--- DATA LINES ---

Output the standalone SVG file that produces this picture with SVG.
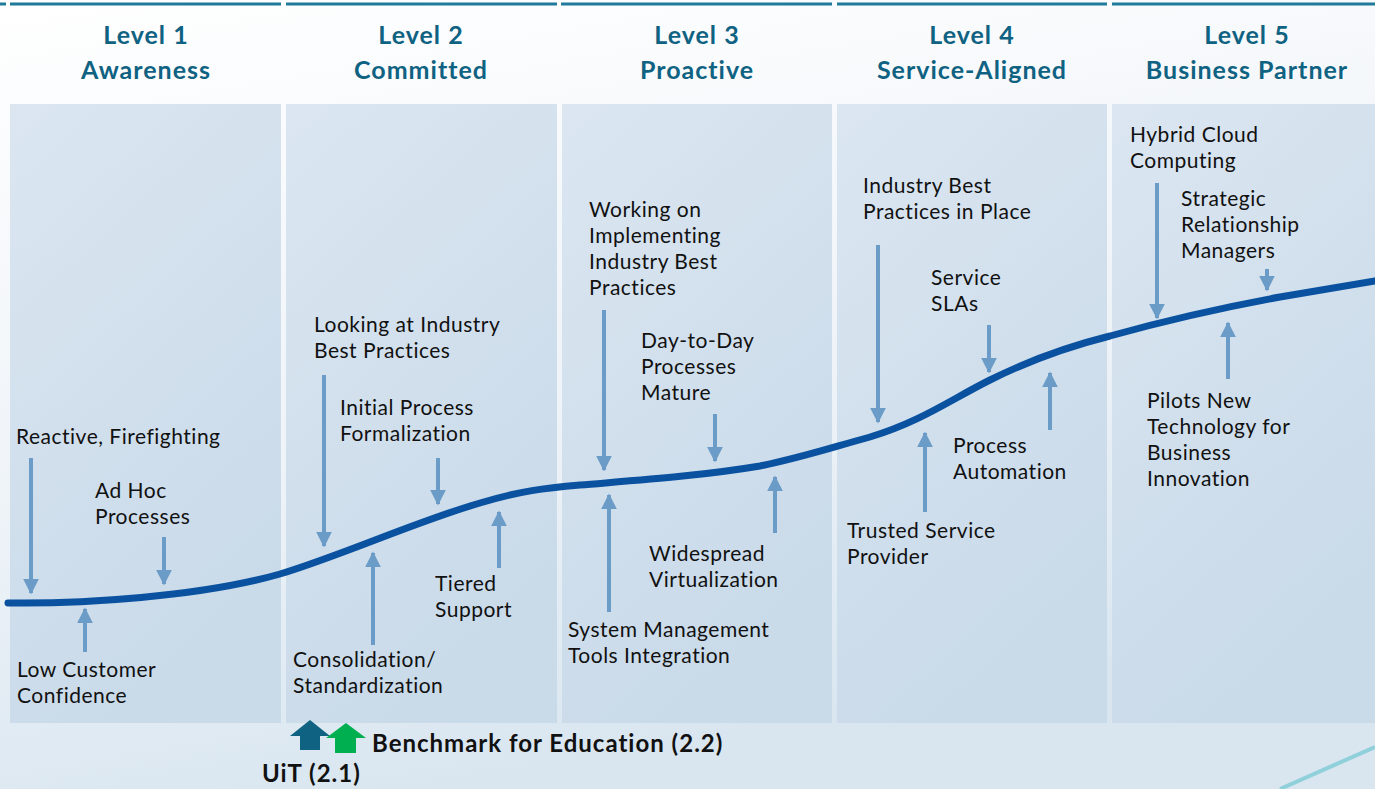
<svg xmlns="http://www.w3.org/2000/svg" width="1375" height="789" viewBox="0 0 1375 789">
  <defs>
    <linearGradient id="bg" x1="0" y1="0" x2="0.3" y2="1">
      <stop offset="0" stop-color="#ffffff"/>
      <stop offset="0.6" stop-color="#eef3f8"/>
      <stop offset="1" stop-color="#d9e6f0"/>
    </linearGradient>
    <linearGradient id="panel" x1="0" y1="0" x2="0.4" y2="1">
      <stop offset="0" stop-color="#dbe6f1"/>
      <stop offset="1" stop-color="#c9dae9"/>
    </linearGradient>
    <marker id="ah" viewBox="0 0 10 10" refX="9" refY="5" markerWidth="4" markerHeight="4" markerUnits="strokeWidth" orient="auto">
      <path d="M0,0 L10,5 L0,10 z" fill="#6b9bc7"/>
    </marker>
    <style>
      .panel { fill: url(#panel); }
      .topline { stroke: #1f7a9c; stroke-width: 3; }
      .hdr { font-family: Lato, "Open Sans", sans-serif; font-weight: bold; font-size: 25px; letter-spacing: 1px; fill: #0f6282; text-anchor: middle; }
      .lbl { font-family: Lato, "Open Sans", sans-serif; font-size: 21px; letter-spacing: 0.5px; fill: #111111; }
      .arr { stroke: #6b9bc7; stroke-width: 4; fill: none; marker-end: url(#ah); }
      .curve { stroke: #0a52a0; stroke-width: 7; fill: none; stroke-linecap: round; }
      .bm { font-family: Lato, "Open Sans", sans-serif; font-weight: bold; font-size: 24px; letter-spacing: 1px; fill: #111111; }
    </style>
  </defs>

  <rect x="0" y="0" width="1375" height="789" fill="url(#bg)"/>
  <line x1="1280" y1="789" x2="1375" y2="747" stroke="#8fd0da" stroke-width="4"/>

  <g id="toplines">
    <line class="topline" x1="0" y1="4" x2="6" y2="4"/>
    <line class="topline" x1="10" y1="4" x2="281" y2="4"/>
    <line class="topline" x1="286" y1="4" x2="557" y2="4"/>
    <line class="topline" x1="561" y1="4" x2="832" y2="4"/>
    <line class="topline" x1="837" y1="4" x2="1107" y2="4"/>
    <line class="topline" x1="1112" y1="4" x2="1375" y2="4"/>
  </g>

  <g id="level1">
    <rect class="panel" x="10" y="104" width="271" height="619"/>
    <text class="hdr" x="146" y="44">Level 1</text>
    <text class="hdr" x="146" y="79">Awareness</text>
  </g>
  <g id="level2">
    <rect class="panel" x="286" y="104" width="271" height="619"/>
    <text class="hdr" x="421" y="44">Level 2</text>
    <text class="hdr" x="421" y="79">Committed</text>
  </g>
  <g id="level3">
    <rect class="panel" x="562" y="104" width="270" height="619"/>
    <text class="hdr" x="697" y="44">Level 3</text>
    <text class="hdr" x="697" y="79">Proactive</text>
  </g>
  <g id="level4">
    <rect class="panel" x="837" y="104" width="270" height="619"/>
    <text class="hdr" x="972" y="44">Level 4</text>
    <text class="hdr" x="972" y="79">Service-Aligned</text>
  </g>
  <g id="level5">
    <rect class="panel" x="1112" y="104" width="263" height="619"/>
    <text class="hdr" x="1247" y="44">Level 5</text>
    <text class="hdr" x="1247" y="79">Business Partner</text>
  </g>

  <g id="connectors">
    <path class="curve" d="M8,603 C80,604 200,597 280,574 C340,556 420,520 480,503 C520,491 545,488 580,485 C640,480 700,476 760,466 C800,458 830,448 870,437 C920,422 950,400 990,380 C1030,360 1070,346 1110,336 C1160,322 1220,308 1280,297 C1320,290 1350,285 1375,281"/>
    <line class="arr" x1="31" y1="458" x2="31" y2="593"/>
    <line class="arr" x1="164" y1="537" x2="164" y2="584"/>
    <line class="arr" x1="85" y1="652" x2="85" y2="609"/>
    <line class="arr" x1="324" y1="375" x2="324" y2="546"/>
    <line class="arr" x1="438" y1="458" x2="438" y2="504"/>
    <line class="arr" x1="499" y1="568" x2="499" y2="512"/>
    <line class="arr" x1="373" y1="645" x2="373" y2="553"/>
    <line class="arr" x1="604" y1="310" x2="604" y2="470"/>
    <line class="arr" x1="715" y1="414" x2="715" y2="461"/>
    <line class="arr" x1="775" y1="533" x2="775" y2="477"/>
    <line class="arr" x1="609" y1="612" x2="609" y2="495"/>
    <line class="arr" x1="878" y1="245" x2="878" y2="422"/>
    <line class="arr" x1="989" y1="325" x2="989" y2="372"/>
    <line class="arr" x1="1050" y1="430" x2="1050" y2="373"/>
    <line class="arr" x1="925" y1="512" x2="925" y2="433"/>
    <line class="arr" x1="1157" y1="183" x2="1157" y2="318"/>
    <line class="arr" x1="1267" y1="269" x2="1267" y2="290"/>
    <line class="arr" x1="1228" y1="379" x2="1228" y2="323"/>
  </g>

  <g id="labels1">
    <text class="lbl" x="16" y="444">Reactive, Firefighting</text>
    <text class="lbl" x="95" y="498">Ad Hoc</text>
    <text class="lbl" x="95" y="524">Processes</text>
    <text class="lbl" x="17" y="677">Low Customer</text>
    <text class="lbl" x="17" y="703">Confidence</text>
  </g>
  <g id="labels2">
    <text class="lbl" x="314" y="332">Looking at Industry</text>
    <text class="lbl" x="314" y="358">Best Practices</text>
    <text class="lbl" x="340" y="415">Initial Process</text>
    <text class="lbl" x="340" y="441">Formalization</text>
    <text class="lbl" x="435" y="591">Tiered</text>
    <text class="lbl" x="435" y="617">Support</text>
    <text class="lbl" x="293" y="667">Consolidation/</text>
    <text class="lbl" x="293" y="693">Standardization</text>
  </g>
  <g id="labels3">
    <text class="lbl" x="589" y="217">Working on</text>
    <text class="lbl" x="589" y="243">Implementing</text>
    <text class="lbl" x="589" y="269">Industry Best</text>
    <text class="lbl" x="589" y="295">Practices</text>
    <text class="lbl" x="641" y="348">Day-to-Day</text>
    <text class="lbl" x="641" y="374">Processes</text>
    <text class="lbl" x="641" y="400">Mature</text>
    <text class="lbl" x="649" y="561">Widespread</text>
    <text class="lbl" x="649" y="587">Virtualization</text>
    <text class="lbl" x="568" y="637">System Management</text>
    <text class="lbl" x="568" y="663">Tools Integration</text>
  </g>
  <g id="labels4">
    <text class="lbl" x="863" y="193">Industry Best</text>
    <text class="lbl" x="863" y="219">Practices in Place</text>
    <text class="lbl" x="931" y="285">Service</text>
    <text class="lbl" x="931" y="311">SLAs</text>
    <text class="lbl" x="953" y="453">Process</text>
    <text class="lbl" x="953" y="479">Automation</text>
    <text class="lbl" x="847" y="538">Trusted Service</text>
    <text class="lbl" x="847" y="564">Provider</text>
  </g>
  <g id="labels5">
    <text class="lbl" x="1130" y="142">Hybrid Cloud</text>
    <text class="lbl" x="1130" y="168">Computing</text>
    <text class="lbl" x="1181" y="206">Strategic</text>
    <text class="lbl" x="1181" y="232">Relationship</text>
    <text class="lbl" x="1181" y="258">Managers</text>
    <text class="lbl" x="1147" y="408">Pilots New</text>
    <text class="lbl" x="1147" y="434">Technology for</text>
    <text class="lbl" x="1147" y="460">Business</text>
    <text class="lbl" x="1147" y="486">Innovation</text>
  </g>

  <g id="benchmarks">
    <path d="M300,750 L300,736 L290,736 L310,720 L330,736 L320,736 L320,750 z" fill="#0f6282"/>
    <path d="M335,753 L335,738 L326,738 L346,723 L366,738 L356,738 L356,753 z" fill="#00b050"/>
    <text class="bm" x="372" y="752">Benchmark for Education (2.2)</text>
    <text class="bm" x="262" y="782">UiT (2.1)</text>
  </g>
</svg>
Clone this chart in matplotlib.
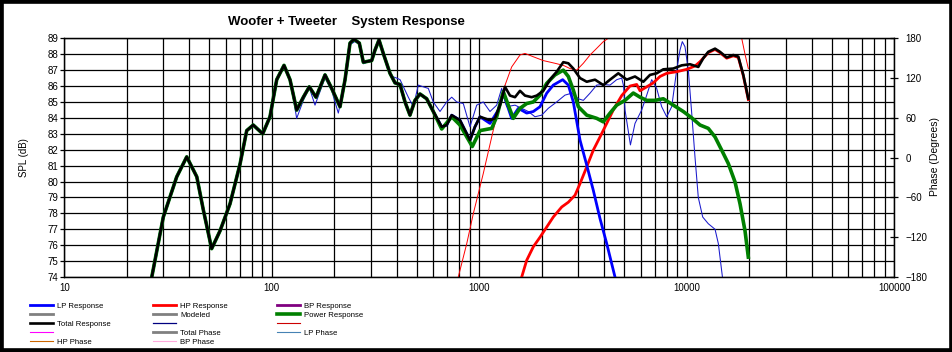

---

◆ **AIM**
Return the lines of the records that include the string "this".

◆ **CORRECT RESPONSE**
Output the standalone SVG file that produces this picture with SVG.
Clone this chart in matplotlib.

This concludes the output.